An important consideration that is also being discussed internally is on the subject of capacity augmentation. As per the broad contours of the TOT model, capacity augmentation should be undertaken once the average traffic in any year exceeds target traffic. Two options are being considered — the augmentation can be taken up by the authority under engineering, procurement and construction (EPC) contract and additional revenue post augmentation can be shared in fixed proportion between concessionaire and authority. Alternately, the concessionaire can take up the augmentation in which case, land acquisition and approvals will be done by the authority. The concession period can be extended to account for the fresh investment. Operations and maintenance of the augmented road, however, lies with the concessionaire in both the options


A big push in the roads sector is key to the NDA government’s infrastructure focus, wherein it has drawn up an ambitious target to award highway projects worth Rs 3.5 lakh crore. As many as 1,231 projects measuring 37,000 km have been firmed up for award by the ministry over the next two years.

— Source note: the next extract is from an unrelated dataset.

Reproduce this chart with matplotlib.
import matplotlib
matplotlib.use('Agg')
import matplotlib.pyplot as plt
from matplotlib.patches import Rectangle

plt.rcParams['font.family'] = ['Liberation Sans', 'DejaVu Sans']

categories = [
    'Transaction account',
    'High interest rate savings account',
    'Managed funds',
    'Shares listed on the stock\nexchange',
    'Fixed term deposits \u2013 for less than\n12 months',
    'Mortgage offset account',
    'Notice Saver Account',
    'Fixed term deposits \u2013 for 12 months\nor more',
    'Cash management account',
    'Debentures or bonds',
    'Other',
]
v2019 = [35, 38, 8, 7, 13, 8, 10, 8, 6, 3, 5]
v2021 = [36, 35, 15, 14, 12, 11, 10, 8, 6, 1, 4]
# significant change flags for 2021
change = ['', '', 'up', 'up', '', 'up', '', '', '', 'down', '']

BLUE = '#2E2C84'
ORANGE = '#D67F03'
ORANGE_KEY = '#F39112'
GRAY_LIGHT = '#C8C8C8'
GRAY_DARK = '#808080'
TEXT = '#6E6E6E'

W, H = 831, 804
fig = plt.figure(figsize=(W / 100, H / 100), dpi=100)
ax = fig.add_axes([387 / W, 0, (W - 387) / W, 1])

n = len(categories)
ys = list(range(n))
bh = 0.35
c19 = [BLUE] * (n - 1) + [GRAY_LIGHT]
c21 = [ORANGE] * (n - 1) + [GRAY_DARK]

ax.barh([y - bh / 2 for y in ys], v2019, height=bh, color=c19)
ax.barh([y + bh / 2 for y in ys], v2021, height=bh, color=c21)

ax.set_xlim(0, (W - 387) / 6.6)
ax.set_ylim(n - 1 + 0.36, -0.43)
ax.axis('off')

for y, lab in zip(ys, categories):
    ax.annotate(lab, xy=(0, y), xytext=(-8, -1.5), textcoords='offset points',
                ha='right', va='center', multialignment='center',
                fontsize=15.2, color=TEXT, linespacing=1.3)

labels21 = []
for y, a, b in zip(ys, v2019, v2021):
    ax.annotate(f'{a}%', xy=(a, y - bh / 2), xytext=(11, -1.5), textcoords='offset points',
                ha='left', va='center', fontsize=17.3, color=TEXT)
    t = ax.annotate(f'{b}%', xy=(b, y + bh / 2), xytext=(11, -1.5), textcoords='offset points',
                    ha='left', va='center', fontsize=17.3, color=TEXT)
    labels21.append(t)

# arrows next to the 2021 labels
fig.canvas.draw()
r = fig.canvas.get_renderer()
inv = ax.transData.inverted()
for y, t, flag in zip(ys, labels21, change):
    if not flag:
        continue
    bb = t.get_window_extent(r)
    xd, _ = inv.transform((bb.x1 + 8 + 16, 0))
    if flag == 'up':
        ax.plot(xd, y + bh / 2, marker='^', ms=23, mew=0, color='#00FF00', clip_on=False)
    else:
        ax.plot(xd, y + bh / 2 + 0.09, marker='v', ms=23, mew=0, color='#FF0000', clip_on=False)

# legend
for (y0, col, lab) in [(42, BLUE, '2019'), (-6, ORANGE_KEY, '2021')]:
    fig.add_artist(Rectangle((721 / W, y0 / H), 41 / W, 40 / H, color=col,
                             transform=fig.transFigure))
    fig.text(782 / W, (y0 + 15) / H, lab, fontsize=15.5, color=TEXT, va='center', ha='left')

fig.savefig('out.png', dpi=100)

The government has given its nod to the Bharat Mala project aimed at developing 6,000 km of new roads in border areas at an estimated cost of Rs 76,000 crore. Another 2,500 km of roads to connect religious and tourism centres in mountainous terrain is expected to come up at an estimated cost of Rs 51,000 crore. Also, world-class highways will be developed to connect 123 of the 676 district headquarters in the country at an estimated cost of Rs 96,000 crore.


The government has allocated Rs 42,913 crore for the highways sector in the Budget for the current fiscal, up from Rs 28,881 crore in 2014-15, to ensure greater participation in road building in absence of private investment. But with mega projects in the pipeline, the government has also been exploring different terms of engagement to lure in the private sector in investing in road projects.